Thursday, October 11, 2012

Abundance of Katherines pt. 2 / what comes next

An author's books often get read in a different order than when they were published. That's fine--unless they are part of a series, books are meant to stand alone. But as a writer, I'm interested in seeing what came first, what came second. I'm interested in what new ideas the writer tried along his career, what improvement there was.

In reading two books by Katheryn Erskine, I commented that her YA protagonist (Matt)'s habit of not looking people in their faces felt odd, but it fit perfectly for her (written later) middle grade protagonist, Caitlyn, who had Aspergers. In John Green's work, the desire to matter in the world fits so much better as part of Gus's character (The Fault in our Stars) than it does in Colin's (An Abundance of Katherines.). Maybe it's because Colin is moping about the idea, feeling dumped and washed-up, and so this desire sounds like whining. The same desire put on Gus feels like one more extension of his love of metaphor, and it also feels noble. And a bit heartbreaking, given his trajectory.

My poetry professor used to answer the question "What's your favorite poem that you've written" with a cheerful "My next one." Every time he said that, I thought, that's confident. I can't even imagine what my next poem/short story/novel will be. I just poured everything I had into the last one and got it as good as I knew how. And you can imagine the next?

It's a good practice, to remember that writing keeps getting better. That sometimes the bits and pieces that we're insistent upon using are waiting to find a home in a story we haven't conceived of yet.
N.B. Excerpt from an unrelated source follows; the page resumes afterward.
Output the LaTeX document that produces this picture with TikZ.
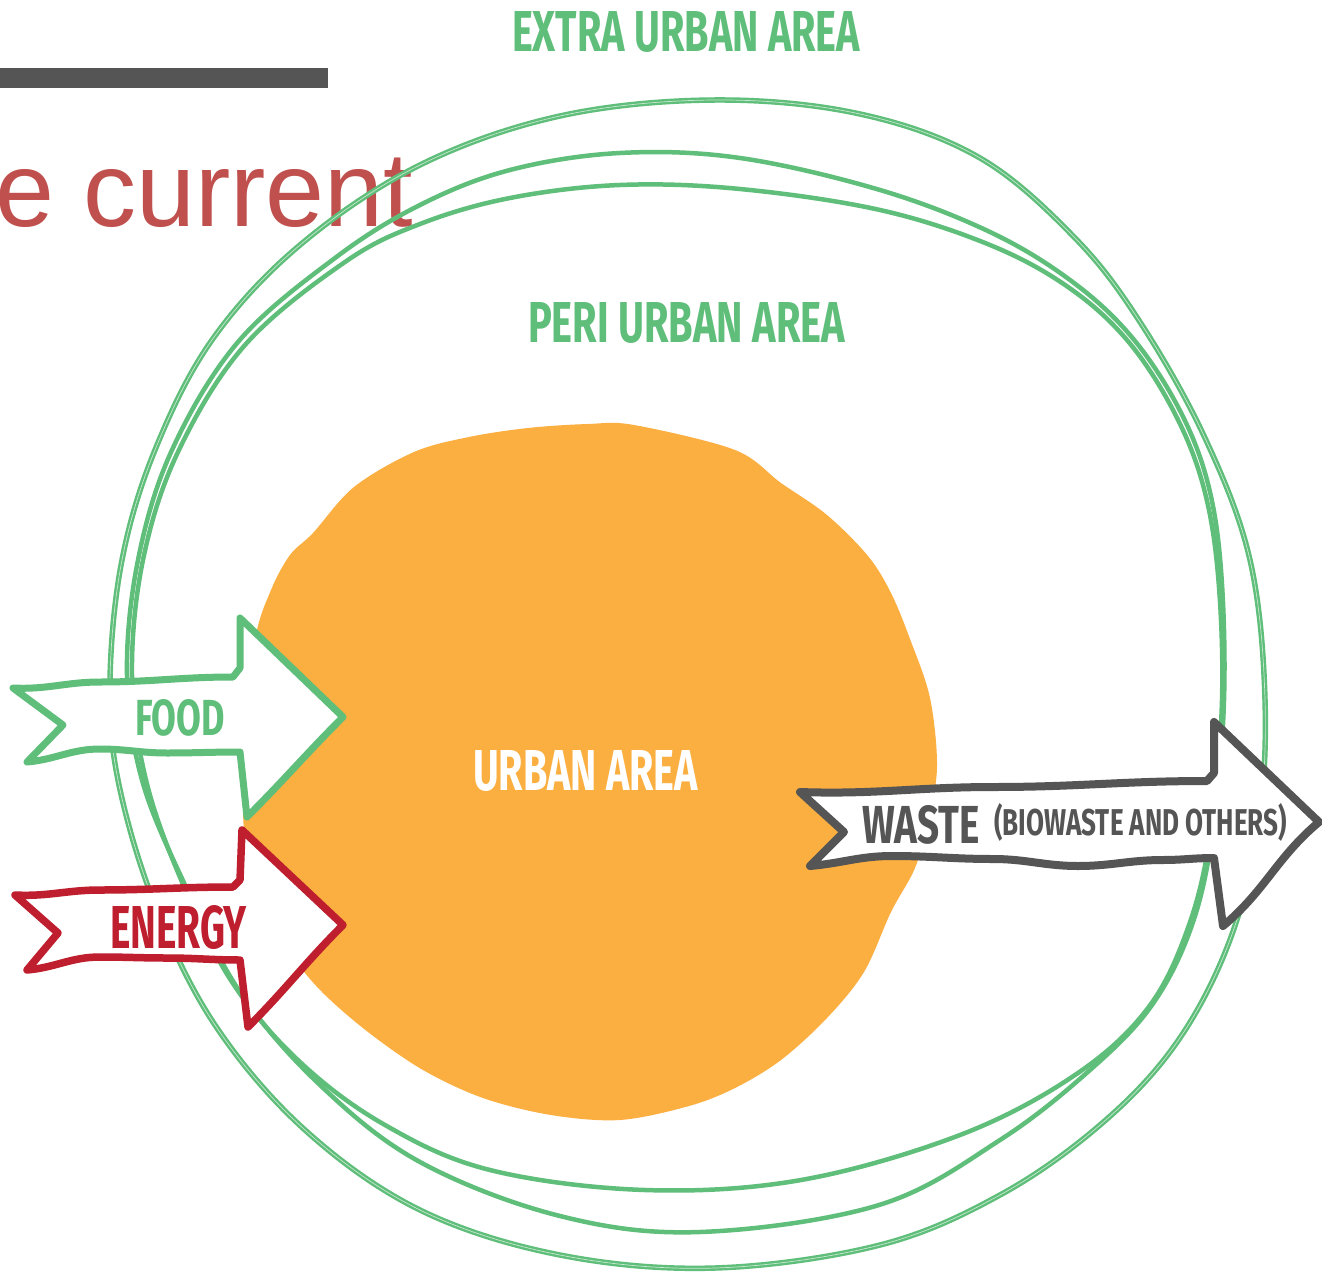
\documentclass[tikz,border=0pt]{standalone}
\usepackage{fontspec}
\usepackage{graphicx}
\setmainfont{Liberation Sans}
\newfontfamily\condf{Fira Sans}
\newcommand\lbl[3]{\resizebox{#1}{#2}{\condf\bfseries #3}}
\definecolor{lgreen}{RGB}{94,190,122}
\definecolor{orng}{RGB}{251,175,64}
\definecolor{rred}{RGB}{190,30,45}
\definecolor{dgray}{RGB}{85,85,85}
\definecolor{titlered}{RGB}{192,80,77}
\tikzset{
  loopline/.style={draw=lgreen, line width=4.5pt, line join=round},
  gapline/.style={draw=lgreen!35, line width=0.7pt},
  ribbon/.style={fill=white, line width=7pt, line join=round, line cap=round},
  txt/.style={inner sep=0pt, outer sep=0pt, anchor=base west},
}
\begin{document}
\begin{tikzpicture}[x=1pt,y=-1pt]
\useasboundingbox[fill=white] (0,0) rectangle (1322,1273);
% header
\fill[dgray] (0,68) rectangle (328,88);
\node[txt, text=titlered, font=\fontsize{106}{110}\selectfont] (title) at (-5,227) {e current};
% green loops
\draw[loopline, line width=5.5pt] plot[smooth cycle, tension=0.6] coordinates {
 (715,100) (860,114) (980,158) (1075,238) (1140,322) (1205,438) (1250,560) (1265,700)
 (1258,830) (1228,945) (1175,1045) (1100,1125) (1000,1195) (880,1245) (715,1268) (560,1255)
 (420,1210) (305,1130) (215,1025) (155,905) (118,780) (110,680) (122,560) (155,450)
 (212,340) (300,245) (420,165) (560,116)};
\draw[gapline] plot[smooth cycle, tension=0.6] coordinates {
 (715,100) (860,114) (980,158) (1075,238) (1140,322) (1205,438) (1250,560) (1265,700)
 (1258,830) (1228,945) (1175,1045) (1100,1125) (1000,1195) (880,1245) (715,1268) (560,1255)
 (420,1210) (305,1130) (215,1025) (155,905) (118,780) (110,680) (122,560) (155,450)
 (212,340) (300,245) (420,165) (560,116)};
\draw[loopline] plot[smooth cycle, tension=0.6] coordinates {
 (620,153) (740,158) (880,190) (990,232) (1070,280) (1130,335) (1177,405) (1207,480)
 (1221,570) (1224,700) (1213,830) (1192,925) (1152,1005) (1090,1070) (1000,1140) (879,1205)
 (700,1232) (560,1216) (420,1162) (320,1085) (240,992) (185,885) (142,780) (127,675)
 (138,560) (172,450) (238,342) (335,258) (420,205) (510,170)};
\draw[loopline] plot[smooth cycle, tension=0.6] coordinates {
 (620,185) (740,189) (880,210) (990,245) (1068,287) (1127,340) (1173,410) (1203,485)
 (1218,575) (1222,700) (1211,830) (1189,925) (1148,1008) (1075,1075) (960,1135)
 (801,1180) (645,1190) (490,1170) (385,1125) (300,1062) (232,982) (182,882)
 (146,780) (132,675) (143,560) (178,452) (245,345) (345,262) (420,224) (510,198)};
% orange urban blob
\fill[orng] plot[smooth cycle, tension=0.55] coordinates {
 (634,425) (735,450) (781,483) (827,515) (868,556) (891,593) (910,639) (930,698)
 (937,767) (928,822) (915,868) (891,912) (864,972) (827,1018) (781,1060) (735,1088)
 (689,1106) (620,1120) (551,1115) (483,1098) (423,1070) (368,1032) (322,992) (292,955)
 (262,900) (244,830) (246,740) (255,640) (271,590) (290,555) (313,533) (354,487)
 (414,452) (469,437) (528,428) (588,424)};
% arrows
\draw[ribbon, draw=lgreen] (13,688) to[out=-3,in=180] (100,682) to[out=0,in=180] (233,677)
  -- (240,668) -- (240,618) -- (343,717) to[out=225,in=45] (247,817) -- (240,752)
  to[out=180,in=0] (167,753) to[out=180,in=0] (100,749) to[out=180,in=5] (27,762)
  -- (63,725) -- cycle;
\draw[ribbon, draw=rred, line width=7.5pt] (15,895) to[out=-3,in=180] (100,890) to[out=0,in=180] (233,887)
  -- (240,880) -- (242,830) -- (343,925) to[out=225,in=45] (248,1027) -- (240,960)
  to[out=180,in=0] (167,958) to[out=180,in=0] (100,957) to[out=180,in=5] (27,970)
  -- (58,933) -- cycle;
\draw[ribbon, draw=dgray, line width=8pt] (800,792) to[out=-2,in=180] (994,787) to[out=0,in=180] (1207,781)
  -- (1214,773) -- (1214,722) -- (1319,822) to[out=220,in=40] (1223,926) -- (1214,858)
  to[out=180,in=0] (1163,860) to[out=180,in=0] (1078,866) to[out=180,in=0] (993,859)
  to[out=180,in=0] (892,856) to[out=180,in=5] (810,866) -- (844,832) -- cycle;
% labels
\node[txt, text=lgreen] (extra) at (512,52) {\lbl{348pt}{40pt}{EXTRA URBAN AREA}};
\node[txt, text=lgreen] (peri) at (528,342) {\lbl{317pt}{40pt}{PERI URBAN AREA}};
\node[txt, text=white] (urban) at (473,790) {\lbl{225pt}{40pt}{URBAN AREA}};
\node[txt, text=lgreen] (food) at (135,735) {\lbl{90pt}{36pt}{FOOD}};
\node[txt, text=rred] (energy) at (110,948) {\lbl{137pt}{43pt}{ENERGY}};
\node[txt, text=dgray] (waste) at (862,843) {\lbl{118pt}{38pt}{WASTE}};
\node[inner sep=0pt, outer sep=0pt, anchor=south west, text=dgray] (bio) at (994,841)
  {\resizebox*{293pt}{38pt}{\condf\bfseries (BIOWASTE AND OTHERS)}};
\end{tikzpicture}
\end{document}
Another poet, whose face I can picture but whose name has sadly escaped me, commented that writers often have a few concepts, maybe 3-4, that move us. We're obsessed about returning to them. (Case in point, Sharon Olds wrote an entire book about her father dying of cancer, aptly named The Father). The idea's going to crop up anyway. Whether it's a certain kind of relationship, or mattering in the world, or giving a voice to those who don't have it, embrace it. It's what you care about; it's what haunt you. Let it show up in your books, even as you keep pushing yourself to new distances in form and content.